Monday, September 3, 2007

Another reason why Java looses big

WARNING: this is a pure geek post - don't read if you are not into programming or (lucky you) never have to touch Java.

Because of a certain library and some other reasons, I recently was forced to program in Java. In this course, I had to make a command line call (to dump flatfiles into my PostgreSQL database). Knowing many languages, I though this would be pretty straightforward with Java, too - nada! Here's the code to do a command line call in Java as safe as I can get it:

/**executes cmd on the Runtime
*
* This method throws a RuntimeException if any output
* is found on STDERR - so catch it if your program
* does so to log only.
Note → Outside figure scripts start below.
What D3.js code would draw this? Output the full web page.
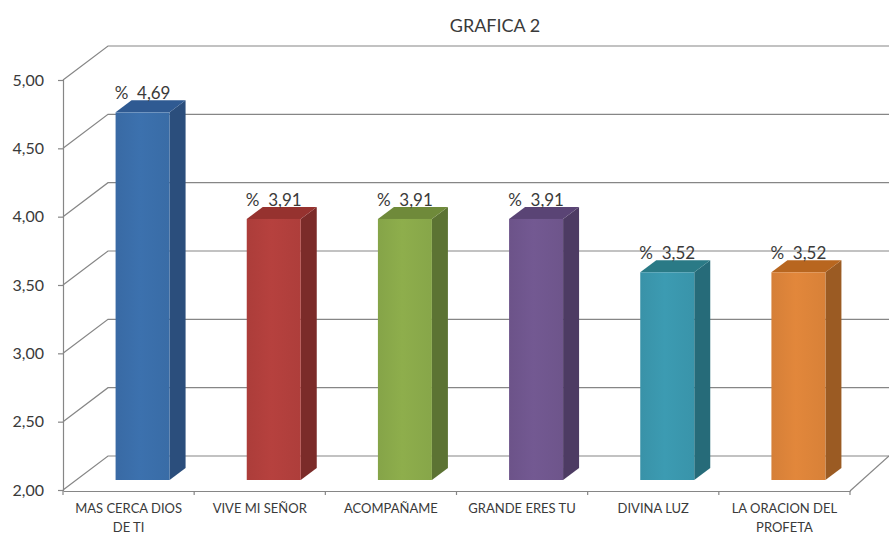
<!DOCTYPE html>
<html>
<head>
<meta charset="utf-8">
<title>GRAFICA 2</title>
<script src="https://cdn.jsdelivr.net/npm/d3@7"></script>
<style>
	html, body { margin: 0; padding: 0; background: #fff; }
	svg { display: block; }
	text { font-family: Lato, sans-serif; fill: #3a3a3a; }
</style>
</head>
<body>
<svg id="chart" width="889" height="535"></svg>
<script>
var categories = ["MAS CERCA DIOS DE TI", "VIVE MI SEÑOR", "ACOMPAÑAME", "GRANDE ERES TU", "DIVINA LUZ", "LA ORACION DEL PROFETA"];
var values = [4.69, 3.91, 3.91, 3.91, 3.52, 3.52];
var yTicks = [2, 2.5, 3, 3.5, 4, 4.5, 5];
var titleText = "GRAFICA 2";
var frontColors = ["#3b6fab", "#b3403d", "#8bab4b", "#71578f", "#3b98af", "#de853a"];
var sideColors = ["#2b4e7c", "#7b2b29", "#5c7333", "#4d3b63", "#266b79", "#9b5b23"];
var topColors = ["#2f5a92", "#96322f", "#6f8a3a", "#5a4475", "#2a7a86", "#b8661f"];

var svg = d3.select("#chart");
var gridColor = "#868686";

// front plane of the box
var x = d3.scaleBand().domain(categories).range([63, 850]);
var y = d3.scaleLinear().domain([2, 5]).range([490, 80]);

// 3d offsets
var wallDx = 45, wallDy = -34; // back wall
var barShiftX = 14, barShiftY = -10; // where the bars stand on the floor
var barWidth = 54, depthX = 16, depthY = -12;

svg.append("text")
	.attr("x", 495)
	.attr("y", 32)
	.attr("text-anchor", "middle")
	.style("font-size", "18px")
	.text(titleText);

// wall lines: diagonal on the side, then straight to the edge of the picture
var grid = svg.append("g").attr("fill", "none").attr("stroke", gridColor).attr("stroke-width", 1.2);
yTicks.forEach(function(t) {
	grid.append("path")
		.attr("d", d3.line()([[x.range()[0], y(t)], [x.range()[0] + wallDx, y(t) + wallDy], [889, y(t) + wallDy]]));
});
// floor, right side
grid.append("path")
	.attr("d", d3.line()([[x.range()[1], y(2) + 1], [889, y(2) + wallDy]]));

// gradients for the front faces
var defs = svg.append("defs");
frontColors.forEach(function(c, i) {
	var grad = defs.append("linearGradient").attr("id", "front" + i);
	grad.append("stop").attr("offset", "0%").attr("stop-color", d3.color(c).darker(0.12));
	grad.append("stop").attr("offset", "45%").attr("stop-color", d3.color(c).brighter(0.05));
	grad.append("stop").attr("offset", "100%").attr("stop-color", d3.color(c).darker(0.08));
});

// bars
var bars = svg.append("g").selectAll("g")
	.data(categories)
	.enter().append("g");

bars.each(function(d, i) {
	var g = d3.select(this);
	var left = x(d) + (x.bandwidth() - barWidth) / 2 + barShiftX;
	var right = left + barWidth;
	var top = y(values[i]) + barShiftY;
	var bottom = y(2) + barShiftY;

	g.append("polygon")
		.attr("fill", sideColors[i])
		.attr("points", [[right, top], [right + depthX, top + depthY], [right + depthX, bottom + depthY], [right, bottom]].join(" "));
	g.append("polygon")
		.attr("fill", topColors[i])
		.attr("points", [[left, top], [left + depthX, top + depthY], [right + depthX, top + depthY], [right, top]].join(" "));
	g.append("rect")
		.attr("x", left)
		.attr("y", top)
		.attr("width", barWidth)
		.attr("height", bottom - top)
		.attr("fill", "url(#front" + i + ")");

	g.append("text")
		.attr("x", left + barWidth / 2)
		.attr("y", top - 13)
		.attr("text-anchor", "middle")
		.style("font-size", "17px")
		.style("white-space", "pre")
		.text("%  " + d3.format(".2f")(values[i]).replace(".", ","));
});

// axes
var yAxis = d3.axisLeft(y)
	.tickValues(yTicks)
	.tickSize(5)
	.tickPadding(14)
	.tickFormat(function(t) { return d3.format(".2f")(t).replace(".", ","); });
var yG = svg.append("g").attr("transform", "translate(63,0)").call(yAxis);
yG.selectAll("text").style("font-size", "16px");

var xAxis = d3.axisBottom(x).tickSize(0).tickPadding(13);
var xG = svg.append("g").attr("transform", "translate(0,491)").call(xAxis);
xG.selectAll("text").style("font-size", "13px").call(wrap, 118);

// ticks between the categories, d3 puts them in the middle of the band
xG.selectAll(".between")
	.data(d3.range(categories.length + 1))
	.enter().append("line")
	.attr("class", "between")
	.attr("x1", function(i) { return x.range()[0] + i * x.step(); })
	.attr("x2", function(i) { return x.range()[0] + i * x.step(); })
	.attr("y1", 0)
	.attr("y2", 4);

svg.selectAll(".domain, .tick line, .between")
	.attr("stroke", gridColor)
	.attr("stroke-width", 1.2);

function wrap(sel, width) {
	sel.each(function() {
		var text = d3.select(this);
		var words = text.text().split(" ");
		var ty = text.attr("y");
		var line = [];
		var lineNo = 0;
		var tspan = text.text(null).append("tspan").attr("x", 0).attr("y", ty).attr("dy", "0.71em");
		words.forEach(function(w) {
			line.push(w);
			tspan.text(line.join(" "));
			if (tspan.node().getComputedTextLength() > width && line.length > 1) {
				line.pop();
				tspan.text(line.join(" "));
				line = [w];
				lineNo++;
				tspan = text.append("tspan").attr("x", 0).attr("y", ty).attr("dy", (lineNo * 19 + 9) + "px").text(w);
			}
		});
	});
}
</script>
</body>
</html>
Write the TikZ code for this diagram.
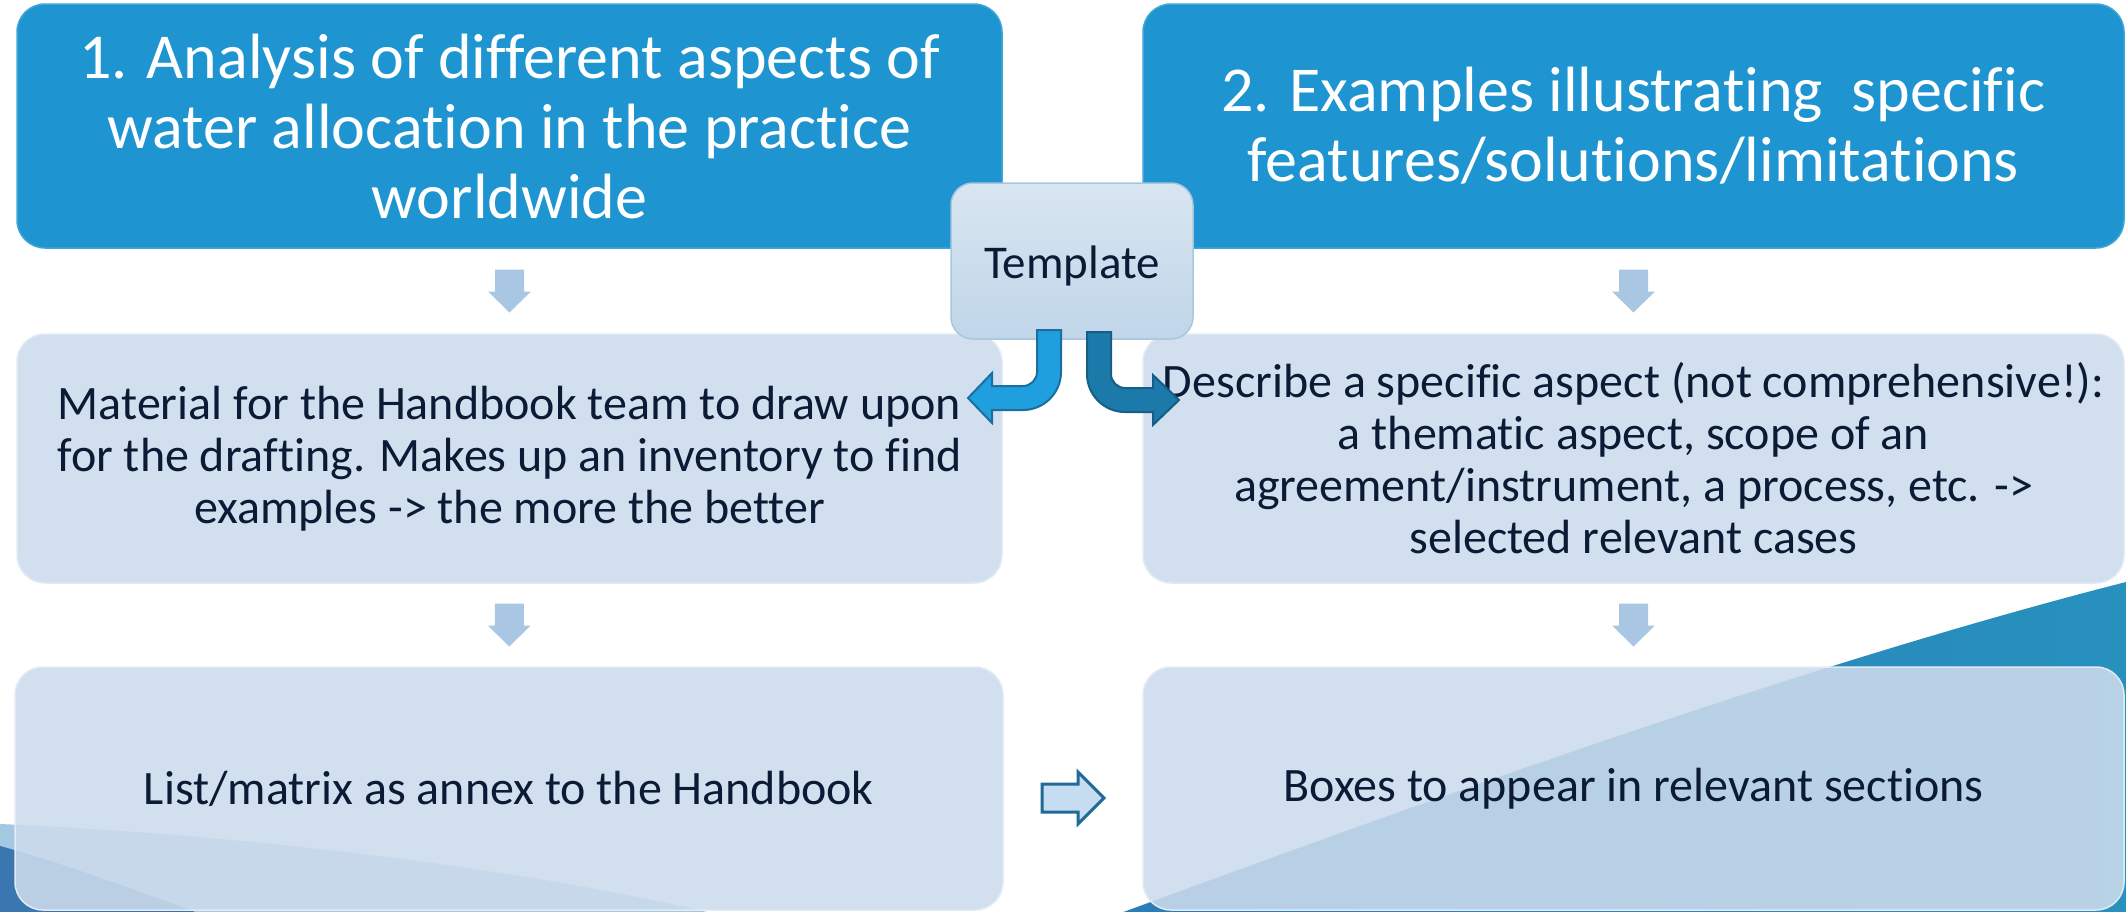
\documentclass[tikz,border=0pt]{standalone}
\usepackage{fontspec}
\setmainfont{Carlito}[Ligatures={NoCommon}]
\usetikzlibrary{calc}
\definecolor{topblue}{HTML}{1E95D0}
\definecolor{boxfill}{HTML}{CCDBEC}
\definecolor{boxedge}{HTML}{E2EBF5}
\definecolor{txtdark}{HTML}{0C1B35}
\definecolor{tmpltop}{HTML}{D8E6F1}
\definecolor{tmplbot}{HTML}{C0D6E9}
\definecolor{tmpledge}{HTML}{A8C6DE}
\definecolor{downfill}{HTML}{A9C7E2}
\definecolor{rarrfill}{HTML}{C5DCF1}
\definecolor{rarredge}{HTML}{1F6A96}
\definecolor{lcurve}{HTML}{1F9FDD}
\definecolor{lcurveedge}{HTML}{1B6E9F}
\definecolor{rcurve}{HTML}{1C7AAA}
\definecolor{rcurveedge}{HTML}{165E86}
\definecolor{teal}{HTML}{2891BE}
\definecolor{tealdark}{HTML}{2A7CB6}
\definecolor{lightwave}{HTML}{A2C9E1}
\definecolor{darkwave}{HTML}{3A77B0}
\tikzset{
  topbox/.style={rectangle, rounded corners=28pt, fill=topblue, draw=topblue!85!white, line width=1.5pt,
    minimum width=985pt, minimum height=244pt, inner sep=0pt, align=center, text=white,
    font=\fontsize{64}{70}\selectfont},
  midbox/.style={rectangle, rounded corners=28pt, fill=boxfill, fill opacity=0.88, text opacity=1,
    draw=boxedge, line width=1.5pt, minimum width=985pt, minimum height=249pt, inner sep=0pt,
    align=center, text=txtdark, font=\fontsize{48}{52}\selectfont},
  tmplbox/.style={rectangle, rounded corners=22pt, top color=tmpltop, bottom color=tmplbot,
    draw=tmpledge, line width=1.5pt, minimum width=242pt, minimum height=156pt, inner sep=0pt,
    text height=40pt, text depth=6pt,
    text=txtdark, font=\fontsize{47}{52}\selectfont},
  downarr/.pic={\fill[downfill] (-14.5,-21.5) -- (14.5,-21.5) -- (14.5,0.5) -- (21.5,0.5) -- (0,21.5) -- (-21.5,0.5) -- (-14.5,0.5) -- cycle;},
  rightarr/.pic={\filldraw[fill=rarrfill, draw=rarredge, line width=3pt, line join=miter] (-31,-14) -- (5,-14) -- (5,-26) -- (31,0) -- (5,26) -- (5,14) -- (-31,14) -- cycle;}
}
\begin{document}
\begin{tikzpicture}[x=1pt,y=-1pt]
\useasboundingbox (0,0) rectangle (2126,911);
\clip (0,0) rectangle (2126,911);
% background waves
\fill[lightwave] (0,824) .. controls (250,835) and (550,870) .. (760,925) -- (0,925) -- cycle;
\fill[darkwave] (0,846) .. controls (60,862) and (150,895) .. (230,925) -- (0,925) -- cycle;
\shade[left color=tealdark, right color=teal] (1080,928) .. controls (1400,810) and (1800,665) .. (2126,582) -- (2130,582) -- (2130,930) -- cycle;
% boxes
\node[topbox] (t1) at (509.5,126) {1. Analysis of different aspects of\\water allocation in the practice\\worldwide};
\node[topbox, minimum width=981pt] (t2) at (1633.5,126) {2. Examples illustrating\ \ specific\\features/solutions/limitations};
\node[midbox] (m1) at (509.5,458.5) {Material for the Handbook team to draw upon\\for the drafting. Makes up an inventory to find\\examples -> the more the better};
\node[midbox, minimum width=981pt] (m2) at (1633.5,458.5) {Describe a specific aspect (not comprehensive!):\\a thematic aspect, scope of an\\agreement/instrument, a process, etc. ->\\selected relevant cases};
\node[midbox, minimum width=988pt, minimum height=243pt] (b1) at (509,788.5) {List/matrix as annex to the Handbook};
\node[midbox, minimum width=981pt, minimum height=243pt] (b2) at (1633.5,788.5) {Boxes to appear in relevant sections};
\node[tmplbox] (tp) at (1072,261) {Template};
% down arrows
\pic at ($(t1.south)!0.5!(m1.north)$) {downarr};
\pic at ($(m1.south)!0.5!(b1.north)$) {downarr};
\pic at ($(t2.south)!0.5!(m2.north)$) {downarr};
\pic at ($(m2.south)!0.5!(b2.north)$) {downarr};
% right block arrow
\pic at ($(b1.east)!0.5!(b2.west)+(0,9.5)$) {rightarr};
% curved arrows from template
\filldraw[fill=lcurve, draw=lcurveedge, line width=2pt, line join=miter]
  (1037,330) -- (1037,372) .. controls (1037,379.7) and (1030.7,386) .. (1023,386)
  -- (992,386) -- (992,373) -- (968,398) -- (992,423) -- (992,410) -- (1023,410)
  .. controls (1044,410) and (1061,393) .. (1061,372) -- (1061,330) -- cycle;
\filldraw[fill=rcurve, draw=rcurveedge, line width=2pt, line join=miter]
  (1111,332) -- (1111,374) .. controls (1111,381.7) and (1117.3,388) .. (1125,388)
  -- (1153,388) -- (1153,375) -- (1179,400) -- (1153,425) -- (1153,412) -- (1125,412)
  .. controls (1104,412) and (1087,395) .. (1087,374) -- (1087,332) -- cycle;
\end{tikzpicture}
\end{document}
The content of STDERR is
* sans newlines in the message of the RE.
*
* @return exitVal - anything else than 0 is invalid */
private int runtimeExec(String cmd)
throws InterruptedException, IOException {

// execute the command
Process child = Runtime.getRuntime().exec(cmd);
int exitVal = child.waitFor();

// check STDERR
InputStream stderr = child.getErrorStream();
InputStreamReader isr = new InputStreamReader(stderr);
BufferedReader br = new BufferedReader(isr);
String line = null;
while ( (line = br.readLine()) != null)
error.append(line + " ");

// close the streams
stderr.close();
child.getInputStream().close();
child.getOutputStream().close();

// throw RE on STDERR output
if (error.length() > 0)
throw new RuntimeException(error.toString());

return exitVal;
}
Pretty nasty, eh?! So which precautions are required? Here's the explanation of above code:
  • Although a program should terminate with exit value non-zero on error, I found that the postgres dumping using psql -d mydb -f mydump.pg actually does terminate with 0 when an encoding error is encountered. This means your program happily continues while your database has been abrogated. The only means to find this situation is to throw a RE on any text found on STDERR.
  • The second really bad thing is if you call this code say a few thousand times, you will run into a "too many open filehandles" error. Why? Because you have to close all three streams (IN, OUT, ERR), as the Java GC just sucks - my process runs over days, going into this segment about 1000 times. So on about the last day, this program crashes. Nice, just love garbage collection...
Oh, and it actually still ain't completely safe: you would have to do a try...catch...finally to close the streams, if you'd want to be perfect!

So my advice, again, is: keep away from this hideous language and develop something real! I hope this was my last "me vs. Java"-encounter for a long time!